Set forth below is the text of a comment that I recently posted to the discussion thread for another blog entry at this site:
You love taking things out of context. There are undervalued stocks available today. You can seek those out, or just buy the index. Timing the market is a fool’s errand.
Trying to guess when prices will shift is a fool’s errand. We agree re that one. But adjusting your stock allocation to maintain the proper risk profile that you determined was right for you has been working since 1870, which is as far back as we have good records of stock prices. That’s price discipline. Its impossible for the rational human mind to imagine any circumstance in which that would stop working.
I’m skeptical of the idea of picking undervalued stocks. i think it’s possible. But I think it’s harder to pull off that most people realize. I think it’s better for the typical investor to go with a broad index fund. If you do that, higher valuations translate into greater risk and you need to lower your stock allocation as prices risk to keep your risk profile constant over time. If there were any research suggesting that valuation-based market timing is not always 100 percent required, you Goons would have put it forward years ago. I mean, give me a freakin’ break. Buy-and-Hold is a marketing gimmick.
Rob


You are obviously right about everything because you have hundreds of millions of dollars in your investment account, your comments sections are filled with glowing endorsements, you are the most sought after financial expert and you have been nominated for a Nobel prize.
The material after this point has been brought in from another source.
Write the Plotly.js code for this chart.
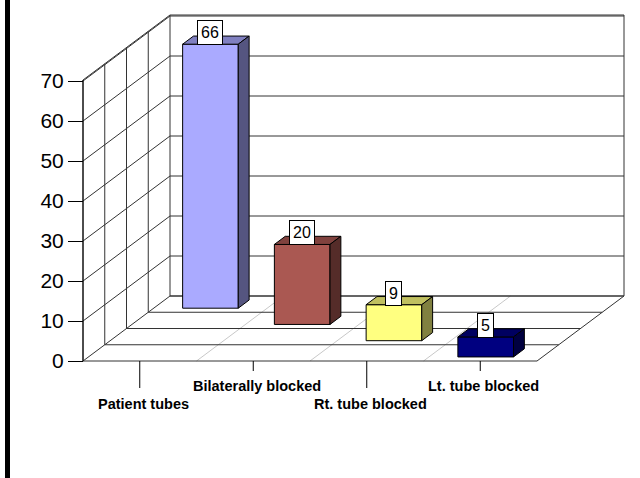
<!DOCTYPE html>
<html><head><meta charset="utf-8">
<script src="https://cdn.plot.ly/plotly-3.0.1.min.js"></script>
<style>html,body{margin:0;padding:0;background:#fff}#chart{width:640px;height:478px}</style>
</head><body><div id="chart"></div>
<script>
const categories = ['Patient tubes', 'Bilaterally blocked', 'Rt. tube blocked', 'Lt. tube blocked'];
const values = [66, 20, 9, 5];
const yTicks = [0, 10, 20, 30, 40, 50, 60, 70];
const frontColors = ['#AAAAFF', '#AA5852', '#FFFF80', '#000080'];
const topColors = ['#8080C0', '#80423E', '#C0C060', '#000060'];
const sideColors = ['#555580', '#552C29', '#808040', '#000040'];

// projection of the oblique 3D frame onto the 2D axes
const nRows = categories.length;
const KX = 21.75 / 113.5, KY = 16.25 / 4;
const BAR_W = 0.49, BAR_D = 0.5;
const yMax = 70.25;
const LINE = '#333';
function P(ip, v, d) { return [ip + d * KX, v + d * KY]; }

const traces = [];
function poly(pts, fill, lw) {
  const xs = pts.map(p => p[0]), ys = pts.map(p => p[1]);
  xs.push(xs[0]); ys.push(ys[0]);
  traces.push({type: 'scatter', mode: 'lines', x: xs, y: ys, fill: 'toself', fillcolor: fill,
    line: {color: '#000', width: lw}, hoverinfo: 'skip', showlegend: false});
}
function lines(segs, color, width) {
  const xs = [], ys = [];
  segs.forEach(s => { s.forEach(p => { xs.push(p[0]); ys.push(p[1]); }); xs.push(null); ys.push(null); });
  traces.push({type: 'scatter', mode: 'lines', x: xs, y: ys, line: {color: color, width: width},
    hoverinfo: 'skip', showlegend: false});
}

const xL = -0.5, xR = nRows - 0.5;
// walls and floor
poly([P(xL, 0, 0), P(xR, 0, 0), P(xR, 0, nRows), P(xL, 0, nRows)], '#fff', 0);
const gridSegs = [];
for (let d = 0; d <= nRows; d++) gridSegs.push([P(xL, 0, d), P(xR, 0, d)]);
gridSegs.push([P(xR, 0, 0), P(xR, 0, nRows)]);
for (let d = 0; d <= nRows; d++) gridSegs.push([P(xL, 0, d), P(xL, yMax, d)]);
yTicks.forEach(v => gridSegs.push([P(xL, v, 0), P(xL, v, nRows)]));
gridSegs.push([P(xL, yMax, 0), P(xL, yMax, nRows)]);
yTicks.forEach(v => gridSegs.push([P(xL, v, nRows), P(xR, v, nRows)]));
gridSegs.push([P(xL, yMax, nRows), P(xR, yMax, nRows)]);
gridSegs.push([P(xR, 0, nRows), P(xR, yMax, nRows)]);
const divSegs = [];
for (let k = 1; k < nRows; k++) divSegs.push([P(xL + k, 0, 0), P(xL + k, 0, nRows)]);
lines(divSegs, '#C8C8C8', 1);
lines(gridSegs, LINE, 1);
lines([[P(xL, 0, 0), P(xL, yMax, 0)]], '#000', 1);
const tickLen = [-6.75, -2.5];
lines(categories.map((c, i) => [P(i, 0, 0), P(i, tickLen[i % 2], 0)]), '#000', 1);

// bars, back to front
const annotations = [];
values.forEach((v, i) => {
  const dc = nRows - i - 0.5, df = dc - BAR_D / 2, db = dc + BAR_D / 2;
  const l = i - BAR_W / 2, r = i + BAR_W / 2;
  poly([P(l, 0, df), P(r, 0, df), P(r, v, df), P(l, v, df)], frontColors[i], 1);
  poly([P(l, v, df), P(r, v, df), P(r, v, db), P(l, v, db)], topColors[i], 1);
  poly([P(r, 0, df), P(r, 0, db), P(r, v, db), P(r, v, df)], sideColors[i], 1);
  const lp = P(i, v, df);
  annotations.push({x: lp[0], y: lp[1], xref: 'x', yref: 'y', text: String(v), showarrow: false,
    yanchor: 'bottom', yshift: -1, bgcolor: '#fff', bordercolor: '#000', borderwidth: 1, borderpad: 3,
    font: {family: 'Arial, Liberation Sans', size: 16, color: '#000'}});
});
const labelY = [-10.75, -6.25];
categories.forEach((c, i) => {
  const p = P(i, labelY[i % 2], 0);
  annotations.push({x: p[0] + 0.03, y: p[1], xref: 'x', yref: 'y', text: '<b>' + c + '</b>', showarrow: false,
    xanchor: 'center', yanchor: 'middle', font: {family: 'Arial, Liberation Sans', size: 14.5, color: '#000'}});
});

const layout = {
  width: 640, height: 478, margin: {l: 0, r: 0, t: 0, b: 0},
  paper_bgcolor: '#fff', plot_bgcolor: '#fff', showlegend: false,
  xaxis: {range: [-83 / 113.5 - 0.5, (640 - 83) / 113.5 - 0.5], visible: false, fixedrange: true},
  yaxis: {range: [(361 - 478) / 4, 361 / 4], anchor: 'free', position: 83 / 640,
    tickvals: yTicks, ticks: 'outside', ticklen: 15, tickcolor: '#000', tickwidth: 1,
    showline: false, showgrid: false, zeroline: false, fixedrange: true, ticklabelstandoff: 0,
    tickfont: {family: 'Arial, Liberation Sans', size: 21, color: '#000'}},
  annotations: annotations,
  shapes: [{type: 'rect', xref: 'paper', yref: 'paper', x0: 5 / 640, x1: 10 / 640, y0: 0, y1: 1,
    fillcolor: '#000', line: {width: 0}}]
};
Plotly.newPlot('chart', traces, layout, {staticPlot: true});
</script></body></html>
The fact that none of those things are so does not show that this is an unimportant matter, it shows that this is a super important matter.
I am right that that the Greaney retirement study lacks a valuation adjustment. The ordinary thing would be that, within 24 hours of the moment that I pointed out the error, Greaney would correct his study and we would all get on with our lives. That hasn’t happened for 22 years now. What does that say about the state of the investment advice field, Anonymous. It doesn’t say anything good.
The one thing that it says that is good is that there is enormous potential to advance in our understanding of how stock investing works. If we can’t even get the numbers in retirement studies right, we have a long ways to advance. And we have seen during those 22 years that there are lots of good and smart people, both ordinary investors and experts in the field, who want to participate in that advance. We are very close. All that we need to do is to pull together as a nation of people and make a firm resolution to stand up to you Goons when you engage in behavior aimed at disrupting the construvive discussions that most of us want to have.
I’m clearly right that the Greaney study lacks a valuation adjustment. Even Evidence-Based Investing acknowledged that. So why no correction for 22 years? Everyone who lives in the United States and has hopes of being able to retire someday needs to know the answer to that one. It affects all of us in a very big way.
My best wishes, etc.
Rob
Everybody else is wrong and only Rob Bennett is right. Poor Rob is the victim of a mass conspiracy.
Shiller’s book is offered in libraries all across the nation. We are close.
There are reasons why we have laws against the behavior we have seen from you Goons. That sort of stuff scares people. I believe that in the days and years following the onset of the next Buy-and-Hold Crisis, we will work up the courage we need to get past you.
We’ll see, you know? I think we are a good people.